This article was first published in Deccan Herald. Views are personal.
At the risk of sounding ignorant about Bollywood, I think Zindagi Na Milegi Dobara is one of the finest films the industry has ever produced. A story of three friends and their journeys of personal growth playing out in Spain; I have watched the more times than I would like to admit. Every time I think about Hrithik Roshan taking a video call in fluent Japanese and office attire while on a road trip, I crack up.
On a deeper level, the scene serves as a reminder that things, which might seem perfectly natural in one context, cannot be cut and paste into a different situation, without them appearing out of place. For instance, in 1998, a Spaniard named Mario Costeja Gonzalez, experienced financial difficulties and desperately needed money. As a result, he put up a property for auction in a newspaper, and as a matter of chance, the listing went online.
Unfortunately for Mr Gonzales, the internet never forgets. So, long after he had resolved his financial situation, news about the auction was searchable on Google, and everyone who looked him up would assume that he was bankrupt. Understandably, this caused significant damage to his reputation, and he decided to take the matter to court. The case gave birth to the idea of the ‘Right To Be Forgotten’.
A matter of reputation
The idea was cut and paste into an Indian context when a dentist from Kerala was implicated (and eventually acquitted) in a sexual harassment suit. Indian Kanoon, a search engine for Indian law, documented the case.
Similarly to Mario, every time you googled the dentist, the first result would be of the sexual harassment case filed against him. As per the website’s policy, they did not facilitate removals since court cases were a part of the public record. In all fairness, an online repository for court documents would not be of much use if it started to take down content for everyone who had suffered reputational harm.

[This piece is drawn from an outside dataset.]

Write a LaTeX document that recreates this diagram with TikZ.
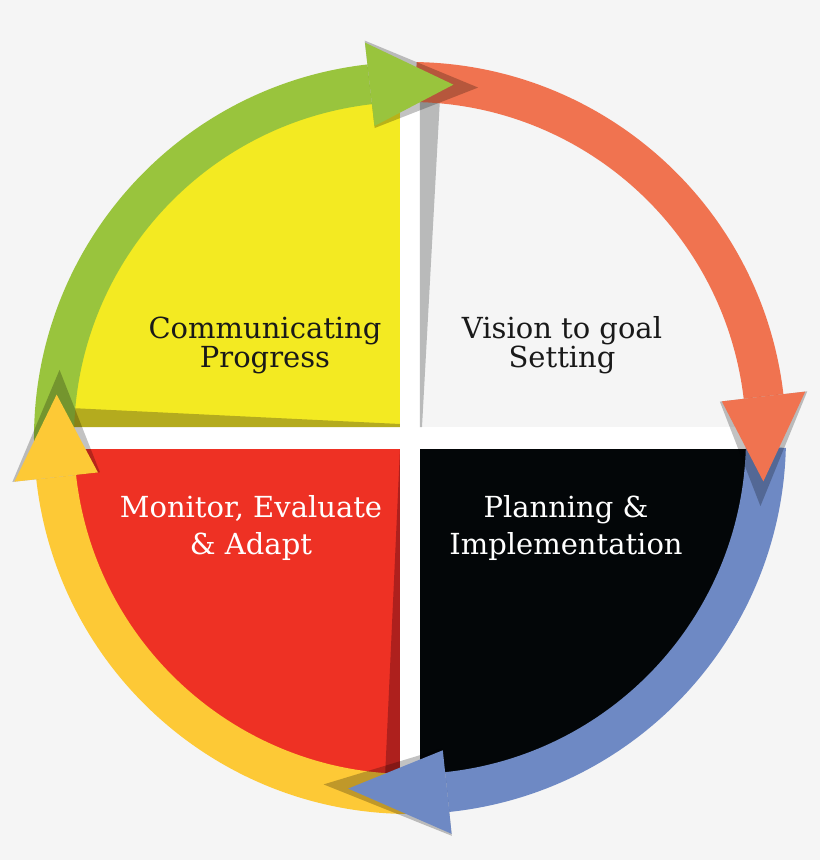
\documentclass[tikz,border=0pt]{standalone}
\usepackage{fontspec}
\setmainfont{DejaVu Serif}
\definecolor{pagegray}{HTML}{F5F5F5}
\definecolor{quadyellow}{HTML}{F3EA22}
\definecolor{quadolive}{HTML}{B4AB1E}
\definecolor{quadred}{HTML}{EE3124}
\definecolor{quaddarkred}{HTML}{AE201D}
\definecolor{quadblack}{HTML}{030608}
\definecolor{quadshade}{HTML}{B9BABA}
\definecolor{arrowgreen}{HTML}{99C43D}
\definecolor{arroworange}{HTML}{F07350}
\definecolor{arrowblue}{HTML}{6E89C4}
\definecolor{arrowgold}{HTML}{FDC936}
\begin{document}
\begin{tikzpicture}[x=1pt,y=1pt,
  toptext/.style={align=center,text=black!90,font=\fontsize{29}{29}\selectfont},
  bottomtext/.style={align=center,text=white,font=\fontsize{29}{37}\selectfont},
  headshadow/.style={fill=black,opacity=.24}]
% page
\fill[pagegray] (-410,-422) rectangle (410,438);
\useasboundingbox (-410,-422) rectangle (410,438);
% the four quarters
\fill[white] (0,0) circle (337);
\begin{scope}
\clip (0,0) circle (337);
\fill[quadyellow] (-10,11) rectangle (-340,340);
\fill[quadolive] (-340,11) -- (-340,30) -- (-10,14) -- (-10,11) -- cycle;
\fill[pagegray] (10,11) rectangle (340,340);
\fill[quadshade] (10,11) -- (12,11) -- (30,340) -- (10,340) -- cycle;
\fill[quadred] (-10,-11) rectangle (-340,-340);
\fill[quaddarkred] (-10,-11) -- (-10,-340) -- (-25,-340) -- cycle;
\fill[quadblack] (10,-11) rectangle (340,-340);
\end{scope}
% bands of the cycle
\fill[arrowgreen] (182:336) arc[start angle=182,end angle=96.5,radius=336] -- (96.5:376) arc[start angle=96.5,end angle=182,radius=376] -- cycle;
\fill[arroworange] (89:336) arc[start angle=89,end angle=6.7,radius=336] -- (6.7:376) arc[start angle=6.7,end angle=89,radius=376] -- cycle;
\fill[arrowblue] (-1.5:336) arc[start angle=-1.5,end angle=-84,radius=336] -- (-84:376) arc[start angle=-84,end angle=-1.5,radius=376] -- cycle;
\fill[arrowgold] (-88.5:336) arc[start angle=-88.5,end angle=-173.7,radius=336] -- (-173.7:376) arc[start angle=-173.7,end angle=-88.5,radius=376] -- cycle;
% heads
\fill[headshadow] (96.5:312) -- (79:357) -- (96.5:400) -- cycle;
\fill[arrowgreen] (96.5:314) -- (83:356) -- (96.5:398) -- cycle;
\fill[headshadow] (6.7:312) -- (-11:357) -- (6.7:400) -- cycle;
\fill[arroworange] (6.7:314) -- (-7:356) -- (6.7:398) -- cycle;
\fill[headshadow] (-84:312) -- (-104:357) -- (-84:400) -- cycle;
\fill[arrowblue] (-84:314) -- (-100:356) -- (-84:398) -- cycle;
\fill[headshadow] (-173.7:312) -- (-191:357) -- (-173.7:400) -- cycle;
\fill[arrowgold] (-173.7:314) -- (-187:356) -- (-173.7:398) -- cycle;
% labels
\node[toptext] (comm) at (-145,92.5) {Communicating\\Progress};
\node[toptext] (vision) at (152,92.5) {Vision to goal\\Setting};
\node[bottomtext] (plan) at (156,-89.5) {Planning \&\\Implementation};
\node[bottomtext] (monitor) at (-159,-89.5) {Monitor, Evaluate\\\& Adapt};
\end{tikzpicture}
\end{document}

Learning from Mario’s experience, the dentist filed a ‘Right To Be Forgotten’ plea.
Mario’s case and the dentist’s plea are pretty similar. You can cut and paste the ‘Right To Be Forgotten’ argument and not have it seem out of place. However, when implemented in the Indian context, it can seem out of place, much like Hrithik Roshan saying ‘Moshi Moshi Yamamoto San’ in the Spanish foothills!
Let me explain. When looking at the Right To Be Forgotten, courts have made an exception for people who live their life in the public eye. The right cannot trump the public’s right to access relevant information. Companies responsible for ‘forgetting’ generally get the power to decide what classifies a figure as public. However, in India, instead of tech companies, it is Adjudicating Officers appointed by the government who make the call on Right To Be Forgotten requests.

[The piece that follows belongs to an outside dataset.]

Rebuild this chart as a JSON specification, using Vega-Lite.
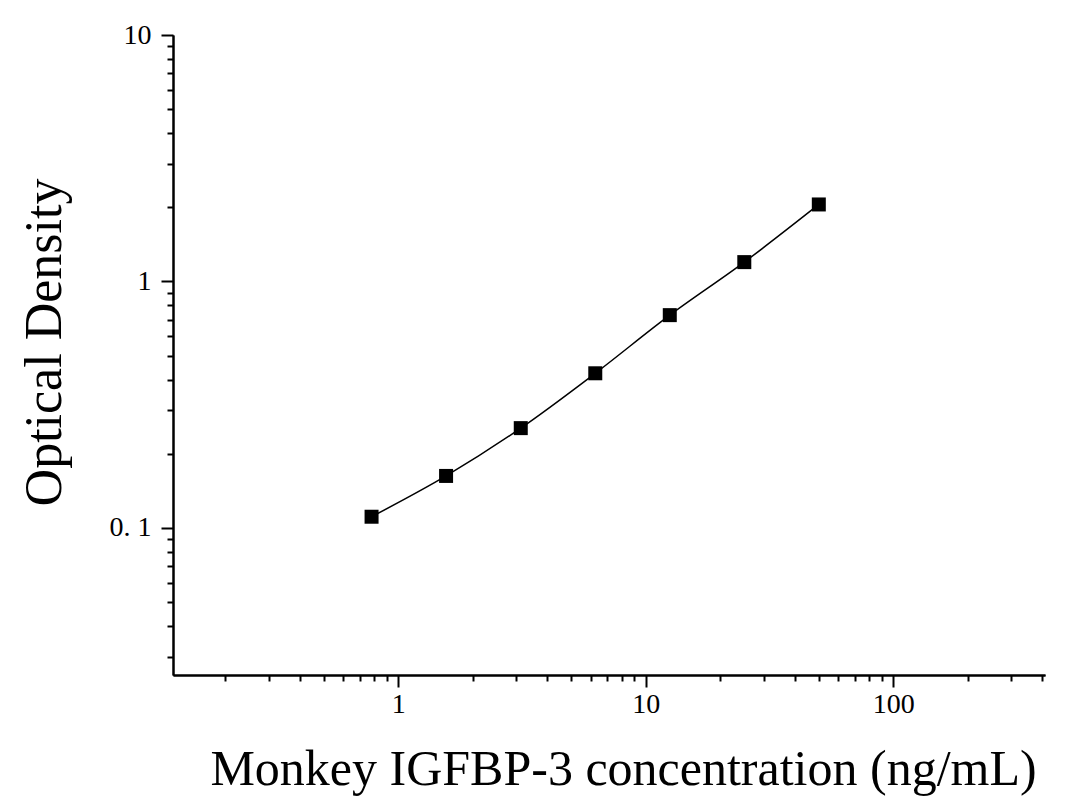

And while neither of those parties is a perfect solution for people looking to assert their right, there is a conflict of interest when a party can act as a batsman and an umpire both. As ‘Rest of World’ (an online global technology publication) points out, the law could help serve as a tool to silence critics and protect the interests of the powerful and the wealthy. I find it hard to argue that India should delay the onset of a privacy law longer than it already has.
However, we should be careful when borrowing from other contexts. As the possible second-order implications of the Right To Be Forgotten demonstrate, things might end up very differently if we do not make the requisite adjustments.